Task objective >> Retype, with no alterations, every line between the one containing "Recreate this image" and the one containing "import plotly.graph_objects as go", counting both of those lines too. Pictures are to be left out.

* Start Data for processing *

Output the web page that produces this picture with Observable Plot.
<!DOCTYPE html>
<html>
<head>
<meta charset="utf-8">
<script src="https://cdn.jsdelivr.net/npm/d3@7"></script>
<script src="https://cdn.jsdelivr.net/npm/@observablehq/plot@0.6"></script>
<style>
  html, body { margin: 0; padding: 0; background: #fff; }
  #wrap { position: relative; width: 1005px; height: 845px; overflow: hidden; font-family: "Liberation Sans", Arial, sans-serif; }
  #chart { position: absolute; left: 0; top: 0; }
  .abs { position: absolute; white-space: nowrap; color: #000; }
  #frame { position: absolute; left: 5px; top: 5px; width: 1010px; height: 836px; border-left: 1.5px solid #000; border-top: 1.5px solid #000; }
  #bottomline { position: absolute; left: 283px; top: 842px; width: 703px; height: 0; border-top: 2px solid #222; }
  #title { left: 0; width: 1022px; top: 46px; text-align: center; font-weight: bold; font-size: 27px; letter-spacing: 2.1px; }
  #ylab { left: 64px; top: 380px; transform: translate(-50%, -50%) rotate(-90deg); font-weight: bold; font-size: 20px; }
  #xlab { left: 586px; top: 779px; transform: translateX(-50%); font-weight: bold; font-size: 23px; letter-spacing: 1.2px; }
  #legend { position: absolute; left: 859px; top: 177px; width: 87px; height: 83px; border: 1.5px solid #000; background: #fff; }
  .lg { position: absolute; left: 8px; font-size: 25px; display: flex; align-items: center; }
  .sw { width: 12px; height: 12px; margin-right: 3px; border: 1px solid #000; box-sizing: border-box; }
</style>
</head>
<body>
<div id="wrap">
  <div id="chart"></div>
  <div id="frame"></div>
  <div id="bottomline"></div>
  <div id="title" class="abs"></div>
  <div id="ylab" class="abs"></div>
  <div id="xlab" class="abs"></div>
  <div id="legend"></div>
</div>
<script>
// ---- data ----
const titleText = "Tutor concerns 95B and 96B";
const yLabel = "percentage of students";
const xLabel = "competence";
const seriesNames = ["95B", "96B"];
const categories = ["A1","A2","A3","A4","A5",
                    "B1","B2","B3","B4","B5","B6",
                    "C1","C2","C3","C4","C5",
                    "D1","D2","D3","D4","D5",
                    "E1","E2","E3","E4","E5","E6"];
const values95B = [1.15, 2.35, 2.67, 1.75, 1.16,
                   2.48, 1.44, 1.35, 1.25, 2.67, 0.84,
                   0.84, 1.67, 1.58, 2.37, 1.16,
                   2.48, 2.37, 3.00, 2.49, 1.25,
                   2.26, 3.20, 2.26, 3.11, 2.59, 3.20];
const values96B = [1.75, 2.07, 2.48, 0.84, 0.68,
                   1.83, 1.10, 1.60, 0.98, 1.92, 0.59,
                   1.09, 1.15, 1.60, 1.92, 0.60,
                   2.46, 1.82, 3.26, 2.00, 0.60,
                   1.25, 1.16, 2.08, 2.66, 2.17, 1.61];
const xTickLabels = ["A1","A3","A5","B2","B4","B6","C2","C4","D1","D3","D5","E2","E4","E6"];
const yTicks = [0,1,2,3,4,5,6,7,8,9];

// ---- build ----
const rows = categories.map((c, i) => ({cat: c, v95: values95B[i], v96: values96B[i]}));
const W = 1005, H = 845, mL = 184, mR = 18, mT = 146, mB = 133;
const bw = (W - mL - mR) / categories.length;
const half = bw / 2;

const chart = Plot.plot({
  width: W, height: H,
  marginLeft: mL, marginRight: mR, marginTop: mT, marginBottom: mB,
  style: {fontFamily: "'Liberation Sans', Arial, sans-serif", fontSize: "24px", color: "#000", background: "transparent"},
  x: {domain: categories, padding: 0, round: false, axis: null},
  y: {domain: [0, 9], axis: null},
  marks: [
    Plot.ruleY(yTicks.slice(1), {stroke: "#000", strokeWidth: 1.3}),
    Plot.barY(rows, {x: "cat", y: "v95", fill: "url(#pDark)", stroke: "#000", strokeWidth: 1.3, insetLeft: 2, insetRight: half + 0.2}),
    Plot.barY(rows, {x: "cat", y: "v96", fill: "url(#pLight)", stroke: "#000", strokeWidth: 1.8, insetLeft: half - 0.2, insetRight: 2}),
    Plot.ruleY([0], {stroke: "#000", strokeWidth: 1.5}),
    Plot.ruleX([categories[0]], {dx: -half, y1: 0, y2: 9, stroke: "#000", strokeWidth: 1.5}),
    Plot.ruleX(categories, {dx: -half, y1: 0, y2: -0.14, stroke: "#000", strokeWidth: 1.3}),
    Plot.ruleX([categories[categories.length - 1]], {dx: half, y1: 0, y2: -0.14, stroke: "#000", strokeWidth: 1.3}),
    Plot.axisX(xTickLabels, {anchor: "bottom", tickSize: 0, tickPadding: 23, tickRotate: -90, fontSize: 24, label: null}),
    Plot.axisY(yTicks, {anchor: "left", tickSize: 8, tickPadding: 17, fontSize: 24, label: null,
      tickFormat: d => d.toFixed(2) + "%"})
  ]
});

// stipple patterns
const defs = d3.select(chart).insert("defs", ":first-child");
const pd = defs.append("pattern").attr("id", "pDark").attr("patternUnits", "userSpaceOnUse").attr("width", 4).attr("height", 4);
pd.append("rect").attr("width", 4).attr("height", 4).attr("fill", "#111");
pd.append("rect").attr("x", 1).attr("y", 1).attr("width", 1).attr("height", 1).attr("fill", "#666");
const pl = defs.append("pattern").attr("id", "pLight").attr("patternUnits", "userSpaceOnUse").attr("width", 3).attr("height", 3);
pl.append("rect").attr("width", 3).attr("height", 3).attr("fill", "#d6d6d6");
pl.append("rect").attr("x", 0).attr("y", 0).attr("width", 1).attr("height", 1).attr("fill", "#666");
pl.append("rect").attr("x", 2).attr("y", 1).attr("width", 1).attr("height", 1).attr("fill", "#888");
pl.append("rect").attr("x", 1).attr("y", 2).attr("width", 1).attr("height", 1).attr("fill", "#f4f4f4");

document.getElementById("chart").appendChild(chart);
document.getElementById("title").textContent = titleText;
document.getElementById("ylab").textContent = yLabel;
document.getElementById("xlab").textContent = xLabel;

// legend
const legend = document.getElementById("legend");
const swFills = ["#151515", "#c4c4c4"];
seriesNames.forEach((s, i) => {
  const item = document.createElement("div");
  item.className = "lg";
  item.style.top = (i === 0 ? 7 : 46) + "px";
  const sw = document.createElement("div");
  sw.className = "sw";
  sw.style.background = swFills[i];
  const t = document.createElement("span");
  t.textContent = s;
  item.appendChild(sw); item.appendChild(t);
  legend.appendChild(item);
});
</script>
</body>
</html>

* End Data for processing *
* Start Data for processing *

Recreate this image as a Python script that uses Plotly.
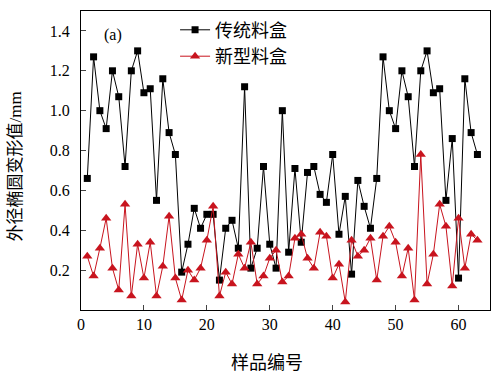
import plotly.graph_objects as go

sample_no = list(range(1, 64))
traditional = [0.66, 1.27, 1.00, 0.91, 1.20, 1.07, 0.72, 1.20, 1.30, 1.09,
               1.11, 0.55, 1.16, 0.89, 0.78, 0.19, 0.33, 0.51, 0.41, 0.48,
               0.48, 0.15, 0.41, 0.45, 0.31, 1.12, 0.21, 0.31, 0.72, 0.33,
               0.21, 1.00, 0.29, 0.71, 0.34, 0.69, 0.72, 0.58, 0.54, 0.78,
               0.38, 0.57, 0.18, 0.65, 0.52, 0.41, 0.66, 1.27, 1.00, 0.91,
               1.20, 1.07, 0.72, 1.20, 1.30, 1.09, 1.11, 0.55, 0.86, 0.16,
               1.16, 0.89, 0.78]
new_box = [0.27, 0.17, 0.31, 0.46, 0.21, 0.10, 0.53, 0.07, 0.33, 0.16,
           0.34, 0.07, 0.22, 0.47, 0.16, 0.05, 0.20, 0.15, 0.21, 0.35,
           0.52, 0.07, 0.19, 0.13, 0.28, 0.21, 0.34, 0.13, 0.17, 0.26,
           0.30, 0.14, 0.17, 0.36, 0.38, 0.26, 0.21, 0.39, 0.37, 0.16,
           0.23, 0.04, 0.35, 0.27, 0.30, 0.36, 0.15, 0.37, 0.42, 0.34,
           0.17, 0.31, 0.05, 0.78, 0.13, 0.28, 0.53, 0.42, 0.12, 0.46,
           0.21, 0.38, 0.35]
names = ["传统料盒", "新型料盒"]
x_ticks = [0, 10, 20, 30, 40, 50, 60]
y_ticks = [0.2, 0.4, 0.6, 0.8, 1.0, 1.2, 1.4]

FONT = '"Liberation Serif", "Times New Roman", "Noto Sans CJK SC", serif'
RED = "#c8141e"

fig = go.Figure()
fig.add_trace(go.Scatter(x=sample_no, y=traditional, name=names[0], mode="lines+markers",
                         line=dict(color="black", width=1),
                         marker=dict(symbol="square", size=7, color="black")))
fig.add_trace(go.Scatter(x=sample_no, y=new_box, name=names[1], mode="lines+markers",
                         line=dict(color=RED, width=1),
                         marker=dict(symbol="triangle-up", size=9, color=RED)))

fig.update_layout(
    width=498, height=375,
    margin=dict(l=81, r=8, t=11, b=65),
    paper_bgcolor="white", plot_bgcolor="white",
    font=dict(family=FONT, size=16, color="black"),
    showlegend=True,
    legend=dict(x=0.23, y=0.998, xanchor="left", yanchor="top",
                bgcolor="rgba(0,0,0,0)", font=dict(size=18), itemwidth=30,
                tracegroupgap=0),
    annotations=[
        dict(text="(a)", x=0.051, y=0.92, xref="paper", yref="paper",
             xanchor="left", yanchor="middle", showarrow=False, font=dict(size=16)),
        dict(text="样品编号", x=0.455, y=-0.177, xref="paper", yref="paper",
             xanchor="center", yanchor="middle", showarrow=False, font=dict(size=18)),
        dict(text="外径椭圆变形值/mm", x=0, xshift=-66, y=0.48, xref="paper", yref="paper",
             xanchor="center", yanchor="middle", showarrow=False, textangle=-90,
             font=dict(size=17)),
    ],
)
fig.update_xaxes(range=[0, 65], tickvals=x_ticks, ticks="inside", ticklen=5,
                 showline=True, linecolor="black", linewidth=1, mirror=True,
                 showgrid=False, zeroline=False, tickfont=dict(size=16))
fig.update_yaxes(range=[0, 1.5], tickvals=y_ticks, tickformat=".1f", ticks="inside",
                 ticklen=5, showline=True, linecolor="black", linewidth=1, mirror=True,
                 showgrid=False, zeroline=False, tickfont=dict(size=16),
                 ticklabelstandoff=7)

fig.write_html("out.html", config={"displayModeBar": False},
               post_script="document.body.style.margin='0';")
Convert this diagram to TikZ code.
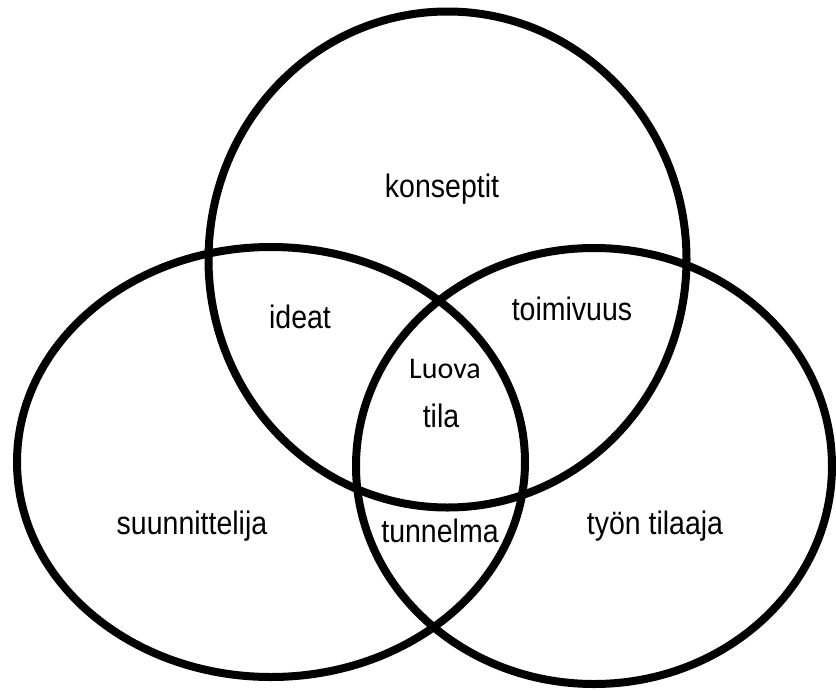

* End Data for processing *

Response >>
Recreate this image as a Python script that uses Plotly.
import plotly.graph_objects as go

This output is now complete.